For starters stop calling it “juxtaposition” - it’s a Product/Term. Second, as I already told you, c²=cc, so I don’t know why you’re still going on about it. I have no idea what your point is.
In your chosen book
You know I’ve quoted dozens of books, right?
you can’t say shit about it
Again I have no idea what you’re talking about.
expands 6(ab)3 to 6(ab)(ab)(ab)
Ah, ok, NOW I see where you’re getting confused. 6ab²=6abb, but 6(ab)²=6abab. Now spot the difference between 6ab and 6(a+b). Spoiler alert - the latter is a Factorised Term, where separate Terms have been Factorised into 1 term, the former isn’t. 2 different scenario’s, 2 different rules relating to Brackets, the latter being a special case to differentiate between 6ab² and 6a²b²=6(ab)²
P.S.
is like arguing 1+2 is different from 2+1 because 8/1+2 is different from 8/2+1
this is correct - 2+1 is different from 1+2, but (1+2) is identically equal to (2+1) (notice how Brackets affect how it’s evaluated? 😂) - but I had no idea what you meant by “throwing other numbers on there”, so, again, I have no idea what your point is
mindbleach@sh.itjust.works 12 hours ago
Juxtaposition is key to the bullshit you made up, you infuriating sieve. You made a hundred comments in this thread about how 2*(8)^2^ is different from 2(8)^2^. Here is a Maths textbook saying, you’re fucking wrong.
Here’s another: First Steps In Algebra, Wentworth 1904, on page 143 (as in the Gutenberg PDF), in exercise 54, question 9 reads (x-a)(2x-a)=2(x-b)^2^. The answer on page 247 is x=(2b^2^-a^2^)/(4b-3a). If a=1, b=0, the question and answer get 1/3, and the bullshit you’ve made up does not.
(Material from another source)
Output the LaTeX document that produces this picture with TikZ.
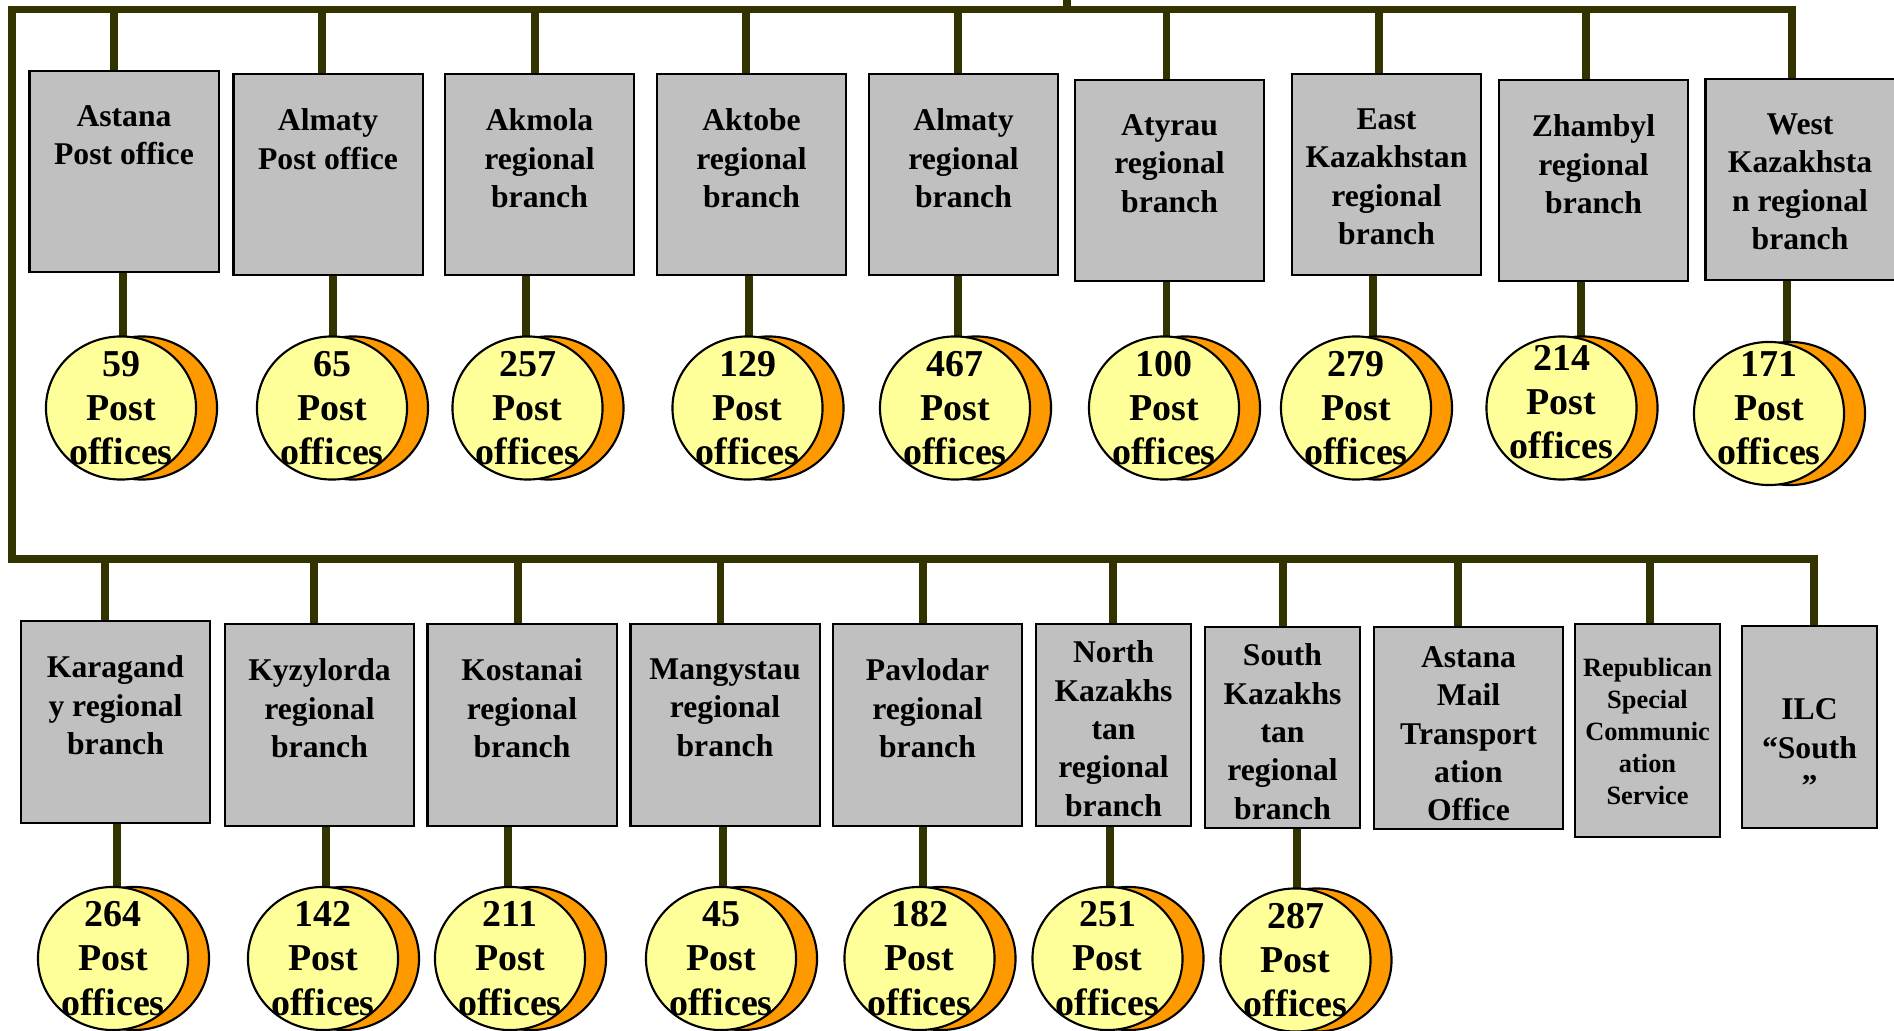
\documentclass[tikz,border=0pt]{standalone}
\usepackage{fontspec}
\setmainfont{Liberation Serif}
\usetikzlibrary{shapes.geometric,backgrounds}

\definecolor{busline}{HTML}{333300}
\definecolor{boxgray}{HTML}{C0C0C0}
\definecolor{coinyellow}{HTML}{FFFF99}
\definecolor{coinorange}{HTML}{FF9900}

\tikzset{
  bus/.style={draw=busline, line width=2.1pt, line cap=rect},
  unit/.style={draw=black, line width=0.6pt, fill=boxgray, anchor=north, inner sep=0pt},
  unittext/.style={anchor=north, align=center, inner sep=0pt, font=\fontsize{9}{10.9}\selectfont\bfseries},
  plaintext/.style={},
  smalltext/.style={font=\fontsize{7.5}{9.1}\selectfont\bfseries},
  coin/.style={ellipse, draw=black, line width=0.6pt, fill=coinyellow, minimum width=1.50cm, minimum height=1.43cm, inner sep=0pt},
  coinback/.style={coin, fill=coinorange},
  cointext/.style={align=center, inner sep=0pt, font=\fontsize{10.8}{12.6}\selectfont\bfseries}
}

\begin{document}
\begin{tikzpicture}[x=0.01cm, y=-0.01cm]
  \useasboundingbox (0,0) rectangle (1894,1031);

  % branches: name / x / top / width / height / stub x / text offset / style / text
  \foreach \n/\cx/\ty/\w/\h/\sx/\off/\sty/\txt in {
      astana/124/70/1.89cm/2.01cm/114/0.35cm/plaintext/{Astana\\Post office},
      almaty/328/73/1.89cm/2.01cm/322/0.35cm/plaintext/{Almaty\\Post office},
      akmola/539.5/73/1.89cm/2.01cm/535/0.35cm/plaintext/{Akmola\\regional\\branch},
      aktobe/751.5/73/1.89cm/2.01cm/746/0.35cm/plaintext/{Aktobe\\regional\\branch},
      almreg/963.5/73/1.89cm/2.01cm/958/0.35cm/plaintext/{Almaty\\regional\\branch},
      atyrau/1169.5/79/1.89cm/2.01cm/1166.5/0.35cm/plaintext/{Atyrau\\regional\\branch},
      eastkz/1386.5/73/1.89cm/2.01cm/1379/0.35cm/plaintext/{East\\Kazakhstan\\regional\\branch},
      zhambyl/1593.5/79/1.89cm/2.01cm/1586/0.35cm/plaintext/{Zhambyl\\regional\\branch},
      westkz/1800/78/1.89cm/2.01cm/1792/0.35cm/plaintext/{West\\Kazakhsta\\n regional\\branch},
      karaganda/115.5/620/1.89cm/2.02cm/105/0.35cm/plaintext/{Karagand\\y regional\\branch},
      kyzylorda/319.5/623/1.89cm/2.02cm/314/0.35cm/plaintext/{Kyzylorda\\regional\\branch},
      kostanai/522/623/1.89cm/2.02cm/518/0.35cm/plaintext/{Kostanai\\regional\\branch},
      mangystau/725/623/1.89cm/2.02cm/720.6/0.35cm/plaintext/{Mangystau\\regional\\branch},
      pavlodar/927.5/623/1.89cm/2.02cm/923/0.35cm/plaintext/{Pavlodar\\regional\\branch},
      northkz/1113.5/623/1.55cm/2.02cm/1113/0.17cm/plaintext/{North\\Kazakhs\\tan\\regional\\branch},
      southkz/1282.5/626/1.55cm/2.01cm/1283/0.17cm/plaintext/{South\\Kazakhs\\tan\\regional\\branch},
      mailoffice/1468.5/626/1.89cm/2.02cm/1458/0.20cm/plaintext/{Astana\\Mail\\Transport\\ation\\Office},
      rscs/1647.5/623/1.45cm/2.13cm/1650/0.34cm/smalltext/{Republican\\Special\\Communic\\ation\\Service},
      ilc/1809.5/625/1.35cm/2.02cm/1814/0.73cm/plaintext/{ILC\\“South\\”}}
  {
    \node[unit, minimum width=\w, minimum height=\h] (\n) at (\cx,\ty) {};
    \node[unittext, \sty] (\n txt) at ([yshift=-\off]\n.north) {\txt};
    \coordinate (\n s) at (\sx,0);
  }

  % post offices: name / count / x / y / text y / stub x
  \foreach \n/\num/\cx/\cy/\ny/\dx in {
      astana/59/121/408/408/123, almaty/65/332/408/408/333, akmola/257/527.5/408/408/526,
      aktobe/129/747.5/408/408/749, almreg/467/955/408/408/958, atyrau/100/1164/408/408/1166.5,
      eastkz/279/1356/408/408/1373, zhambyl/214/1561.5/408/402/1581, westkz/171/1769/413.5/408/1787,
      karaganda/264/113/958.5/958.5/117, kyzylorda/142/323/958.5/958.5/326, kostanai/211/510/958.5/958.5/508,
      mangystau/45/721/958.5/958.5/723, pavlodar/182/919.5/958.5/958.5/923, northkz/251/1107.5/958.5/958.5/1110,
      southkz/287/1295.5/960/960/1297}
  {
    \node[coinback] (\n back) at (\cx+21,\cy) {};
    \node[coin] (\n coin) at (\cx,\cy) {};
    \node[cointext] (\n num) at (\cx,\ny) {\num\\Post\\offices};
    \coordinate (\n d) at (\dx,0);
  }

  \coordinate (root) at (1067,0);
  \coordinate (topbus) at (1067,9.5);
  \coordinate (topleft) at (12,9.5);
  \coordinate (botleft) at (12,559);
  \coordinate (topright) at (1792,9.5);
  \coordinate (botright) at (1814,559);

  \begin{scope}[on background layer]
    \draw[bus] (root) -- (topbus);
    \draw[bus] (topright) -- (topleft) -- (botleft) -- (botright);
    \foreach \n in {astana,almaty,akmola,aktobe,almreg,atyrau,eastkz,zhambyl,westkz}
      \draw[bus] (\n s |- topbus) -- (\n s |- \n.center);
    \foreach \n in {karaganda,kyzylorda,kostanai,mangystau,pavlodar,northkz,southkz,mailoffice,rscs,ilc}
      \draw[bus] (\n s |- botleft) -- (\n s |- \n.center);
    \foreach \n in {astana,almaty,akmola,aktobe,almreg,atyrau,eastkz,zhambyl,westkz,
                    karaganda,kyzylorda,kostanai,mangystau,pavlodar,northkz,southkz}
      \draw[bus] (\n d |- \n.center) -- (\n d |- \n coin.center);
  \end{scope}
\end{tikzpicture}
\end{document}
You have harassed a dozen people specifically to insist that 6(ab)^2^ does not equal 6a^2^b^2^. You’ve sassed me specifically to say a variable can be zero, so 6(a+b) can be 6(a+0) can just be 6(a). There is no out for you. This is what you’ve been saying, and you’re just fucking wrong, about algebra, for children.
SmartmanApps@programming.dev 11 hours ago
Terms/Products is mathematical fact, as is The Distributive Law. Maths textbooks never use the word “juxtaposition”.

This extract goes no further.